-------- Extracted data
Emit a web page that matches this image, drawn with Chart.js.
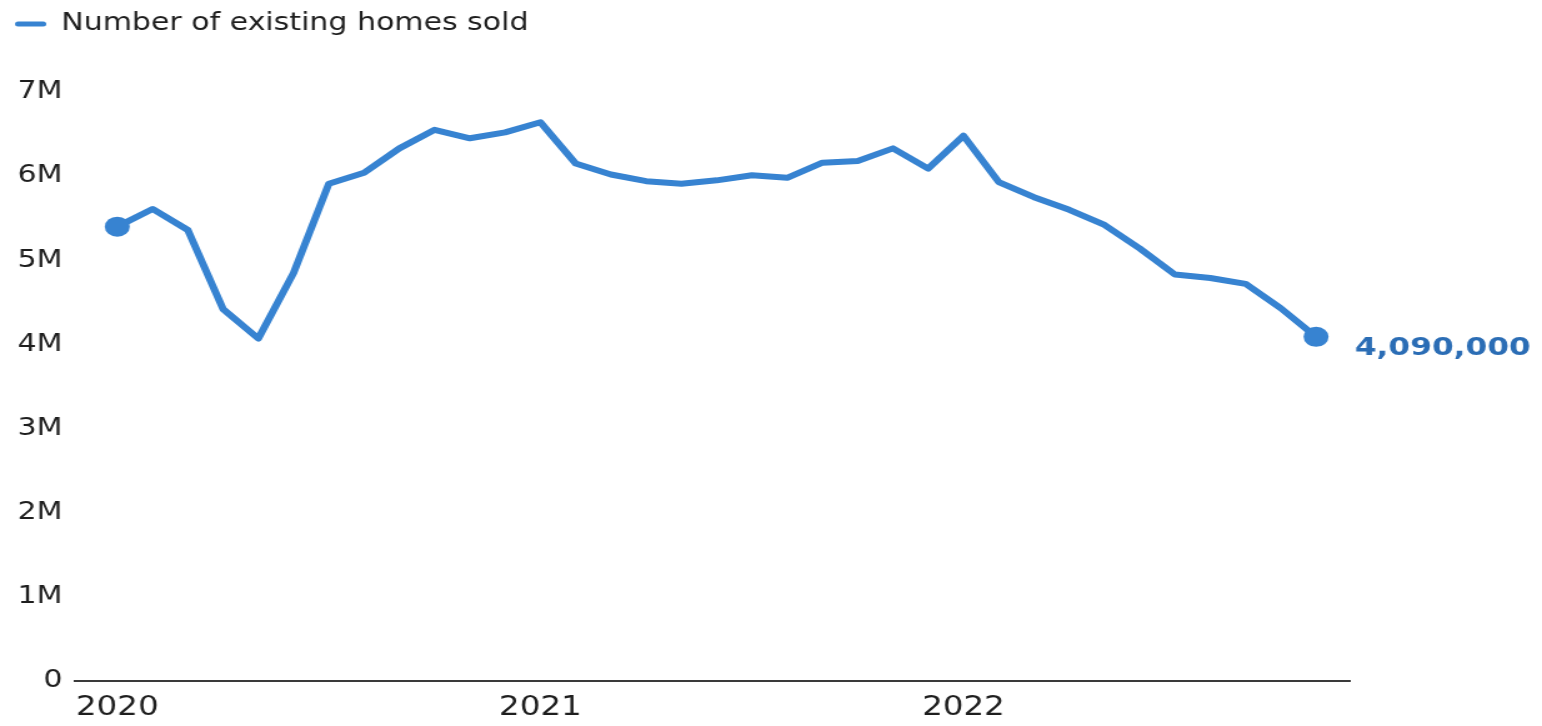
----------------
-------- Extracted data
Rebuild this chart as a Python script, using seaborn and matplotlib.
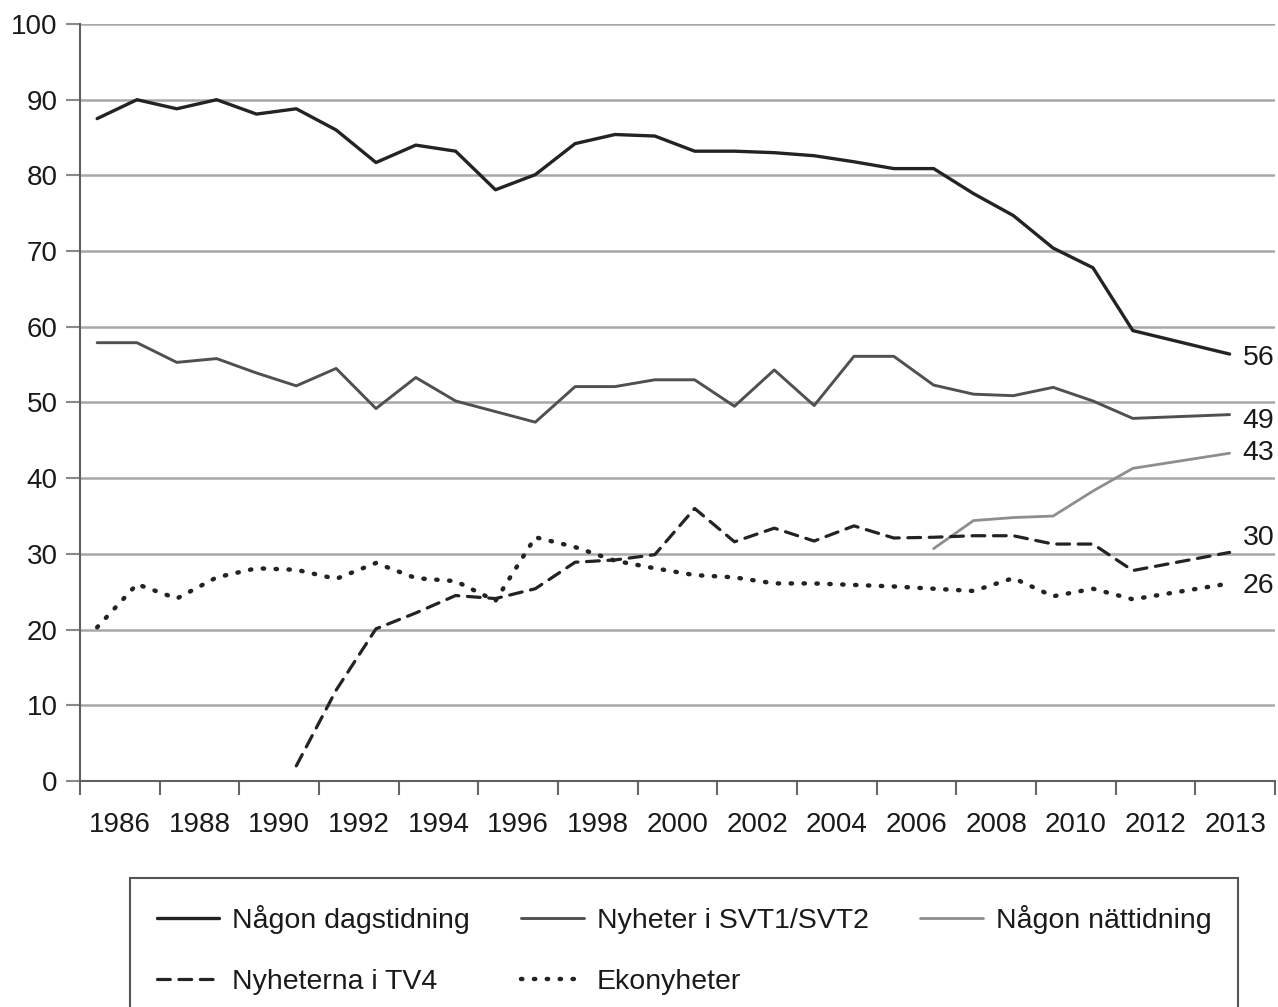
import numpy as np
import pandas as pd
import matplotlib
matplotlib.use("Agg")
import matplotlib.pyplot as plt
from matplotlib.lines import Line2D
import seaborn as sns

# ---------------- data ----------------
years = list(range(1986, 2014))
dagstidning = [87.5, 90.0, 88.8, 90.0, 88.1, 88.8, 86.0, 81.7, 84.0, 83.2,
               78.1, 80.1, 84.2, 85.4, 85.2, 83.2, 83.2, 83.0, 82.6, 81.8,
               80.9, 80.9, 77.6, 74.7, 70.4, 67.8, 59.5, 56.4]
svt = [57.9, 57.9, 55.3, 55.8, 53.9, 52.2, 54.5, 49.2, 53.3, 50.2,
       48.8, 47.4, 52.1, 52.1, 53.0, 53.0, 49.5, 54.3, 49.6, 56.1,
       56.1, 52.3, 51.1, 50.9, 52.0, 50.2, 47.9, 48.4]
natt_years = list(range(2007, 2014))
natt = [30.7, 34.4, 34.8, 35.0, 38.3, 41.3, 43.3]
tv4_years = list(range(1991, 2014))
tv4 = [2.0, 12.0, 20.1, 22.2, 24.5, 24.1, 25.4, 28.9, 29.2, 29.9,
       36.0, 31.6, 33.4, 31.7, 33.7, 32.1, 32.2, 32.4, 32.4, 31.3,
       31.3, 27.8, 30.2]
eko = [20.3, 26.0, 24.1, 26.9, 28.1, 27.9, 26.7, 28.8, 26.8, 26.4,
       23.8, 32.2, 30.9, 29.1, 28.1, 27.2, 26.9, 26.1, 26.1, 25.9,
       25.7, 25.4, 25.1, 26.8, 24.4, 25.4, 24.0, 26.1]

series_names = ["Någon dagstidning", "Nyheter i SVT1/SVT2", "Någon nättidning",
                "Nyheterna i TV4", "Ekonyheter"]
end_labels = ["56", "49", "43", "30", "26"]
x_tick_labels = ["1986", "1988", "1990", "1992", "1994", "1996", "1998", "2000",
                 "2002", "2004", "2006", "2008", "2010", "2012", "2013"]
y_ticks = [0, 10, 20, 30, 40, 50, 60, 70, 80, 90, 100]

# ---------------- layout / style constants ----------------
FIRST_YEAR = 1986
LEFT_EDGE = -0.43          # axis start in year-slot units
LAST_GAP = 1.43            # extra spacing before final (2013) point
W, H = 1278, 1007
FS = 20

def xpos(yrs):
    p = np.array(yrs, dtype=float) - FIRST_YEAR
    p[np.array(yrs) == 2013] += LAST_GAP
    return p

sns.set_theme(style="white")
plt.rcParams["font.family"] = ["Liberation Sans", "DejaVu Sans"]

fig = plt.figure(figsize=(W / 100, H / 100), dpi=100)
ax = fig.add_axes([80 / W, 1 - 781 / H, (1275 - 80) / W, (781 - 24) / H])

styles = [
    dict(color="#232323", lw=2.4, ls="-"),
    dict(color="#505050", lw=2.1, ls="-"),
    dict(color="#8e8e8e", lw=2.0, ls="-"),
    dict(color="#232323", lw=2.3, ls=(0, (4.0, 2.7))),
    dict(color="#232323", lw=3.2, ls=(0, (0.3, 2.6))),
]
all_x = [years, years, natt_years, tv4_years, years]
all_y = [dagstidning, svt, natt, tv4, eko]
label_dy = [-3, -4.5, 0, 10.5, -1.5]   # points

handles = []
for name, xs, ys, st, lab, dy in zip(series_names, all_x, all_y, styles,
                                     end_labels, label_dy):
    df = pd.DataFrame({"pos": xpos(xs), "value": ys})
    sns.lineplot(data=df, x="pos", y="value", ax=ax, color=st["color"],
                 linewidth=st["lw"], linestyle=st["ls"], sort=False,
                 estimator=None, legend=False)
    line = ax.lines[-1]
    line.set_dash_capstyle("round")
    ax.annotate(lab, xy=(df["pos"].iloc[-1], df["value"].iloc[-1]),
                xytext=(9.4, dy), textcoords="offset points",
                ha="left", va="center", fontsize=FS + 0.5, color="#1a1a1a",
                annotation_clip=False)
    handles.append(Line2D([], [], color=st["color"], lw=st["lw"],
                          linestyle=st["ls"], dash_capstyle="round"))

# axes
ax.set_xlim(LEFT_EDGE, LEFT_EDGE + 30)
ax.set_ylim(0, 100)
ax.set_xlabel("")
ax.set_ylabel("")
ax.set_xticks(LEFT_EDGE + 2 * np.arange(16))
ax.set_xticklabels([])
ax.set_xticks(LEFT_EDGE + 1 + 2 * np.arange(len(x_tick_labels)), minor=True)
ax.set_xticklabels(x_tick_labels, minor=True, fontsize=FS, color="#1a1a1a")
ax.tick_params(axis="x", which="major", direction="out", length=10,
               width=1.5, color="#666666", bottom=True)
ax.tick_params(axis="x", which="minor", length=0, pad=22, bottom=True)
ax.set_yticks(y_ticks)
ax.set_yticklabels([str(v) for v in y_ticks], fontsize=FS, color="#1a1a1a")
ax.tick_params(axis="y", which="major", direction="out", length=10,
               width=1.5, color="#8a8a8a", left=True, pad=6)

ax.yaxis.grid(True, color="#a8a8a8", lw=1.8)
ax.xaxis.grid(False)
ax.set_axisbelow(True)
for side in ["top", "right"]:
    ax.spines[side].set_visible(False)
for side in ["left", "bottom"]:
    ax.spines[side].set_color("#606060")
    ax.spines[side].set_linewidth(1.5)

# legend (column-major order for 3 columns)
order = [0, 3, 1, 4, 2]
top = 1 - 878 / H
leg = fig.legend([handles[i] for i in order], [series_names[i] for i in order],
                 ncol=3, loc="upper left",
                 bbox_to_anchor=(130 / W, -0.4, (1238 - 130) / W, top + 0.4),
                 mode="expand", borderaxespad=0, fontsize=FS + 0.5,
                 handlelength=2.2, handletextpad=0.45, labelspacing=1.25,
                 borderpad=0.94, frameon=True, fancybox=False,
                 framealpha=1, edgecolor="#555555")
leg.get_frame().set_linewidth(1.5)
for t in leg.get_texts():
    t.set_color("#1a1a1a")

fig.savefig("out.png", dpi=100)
----------------
Copy word for word every line from the one with "Rebuild this chart" through the one with "25.7, 25.4, 25.1, 26.8, 24.4, 25.4, 24.0, 26.1]", including both. No pictures belong in the copy.

Rebuild this chart as a Python script, using seaborn and matplotlib.
import numpy as np
import pandas as pd
import matplotlib
matplotlib.use("Agg")
import matplotlib.pyplot as plt
from matplotlib.lines import Line2D
import seaborn as sns

# ---------------- data ----------------
years = list(range(1986, 2014))
dagstidning = [87.5, 90.0, 88.8, 90.0, 88.1, 88.8, 86.0, 81.7, 84.0, 83.2,
               78.1, 80.1, 84.2, 85.4, 85.2, 83.2, 83.2, 83.0, 82.6, 81.8,
               80.9, 80.9, 77.6, 74.7, 70.4, 67.8, 59.5, 56.4]
svt = [57.9, 57.9, 55.3, 55.8, 53.9, 52.2, 54.5, 49.2, 53.3, 50.2,
       48.8, 47.4, 52.1, 52.1, 53.0, 53.0, 49.5, 54.3, 49.6, 56.1,
       56.1, 52.3, 51.1, 50.9, 52.0, 50.2, 47.9, 48.4]
natt_years = list(range(2007, 2014))
natt = [30.7, 34.4, 34.8, 35.0, 38.3, 41.3, 43.3]
tv4_years = list(range(1991, 2014))
tv4 = [2.0, 12.0, 20.1, 22.2, 24.5, 24.1, 25.4, 28.9, 29.2, 29.9,
       36.0, 31.6, 33.4, 31.7, 33.7, 32.1, 32.2, 32.4, 32.4, 31.3,
       31.3, 27.8, 30.2]
eko = [20.3, 26.0, 24.1, 26.9, 28.1, 27.9, 26.7, 28.8, 26.8, 26.4,
       23.8, 32.2, 30.9, 29.1, 28.1, 27.2, 26.9, 26.1, 26.1, 25.9,
       25.7, 25.4, 25.1, 26.8, 24.4, 25.4, 24.0, 26.1]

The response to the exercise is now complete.